James v. Perry

Carlisle, J.

1. While there was sufficient evidence to authorize the money verdict returned by the jury for the plaintiff, that verdict was not demanded. Under the pleadings and the evidence, together with the reasonable inferences to be drawn therefrom, the jury would also have been authorized to return a verdict for the defendant, for, under the circumstances shown by the evidence, the jury would have been authorized to find that the plaintiff accompanied the agent of the finance company to an automobile dealer’s place of business after the agent had already constructively taken control of the plaintiff’s car, that the plaintiff saw the agent and the defendant engaged in some transaction, saw the defendant examining the plaintiff’s car, and accepted a check from the defendant for $10 with the statement from the agent of the finance company that that was all he had coming to him, and at that time relinquished his physical possession of the car.
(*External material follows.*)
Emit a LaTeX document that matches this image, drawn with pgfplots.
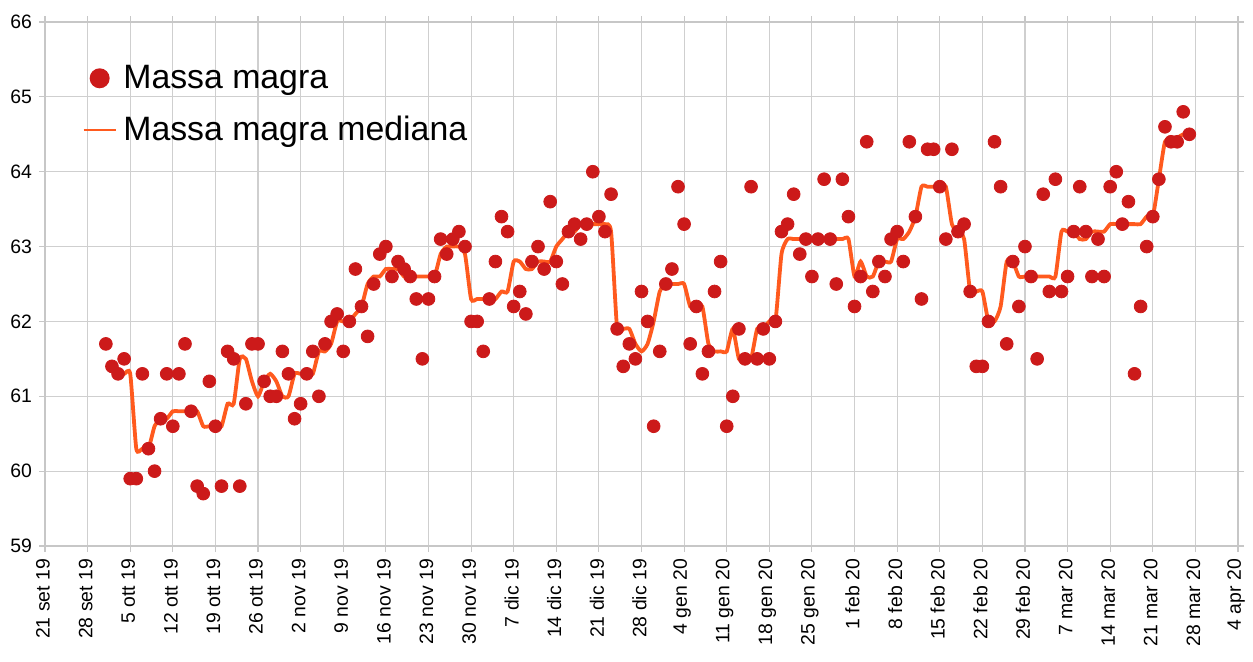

From these facts and circumstances, the jury would have been authorized to find that the plaintiff saw the defendant purchasing his automobile, and that he stood by without interposing any claim or otherwise objecting, and that, therefore, he was estopped thereafter to assert any claim to the automobile. Allen v. Lott-Lewis Co., 8 Ga. App. 313 (68 S. E. 1073); Varn v. Bloodworth, 157 Ga. 300 (121 S. E. 380); Jackson v. Moultrie Production Credit Assn., 76 Ga. App. 768 (47 S. E. 2d 127).

*70Decided April 23, 1954. Harold E. Ward, C. C. Crockett, for plaintiff in error. Carl K. Nelson, contra.

2. Consequently, under tile conflict in the evidence demonstrated in the foregoing division of this opinion, the trial court did not, in the exercise of its discretion, err in granting the new trial. “The first grant of a new trial shall not be disturbed by the appellate court, unless the plaintiff in error shall show that the judge abused his discretion in granting it, and that the law and facts require the verdict notwithstanding the judgment of the presiding judge.” Code § 6-1608; Adams v. Hancock, 103 Ga. 561 (29 S. E. 715); Wimburn v. Fiske, 140 Ga. 132 (78 S. E. 717).

Judgment affirmed.

Gardner, P. and Townsend, J., concur.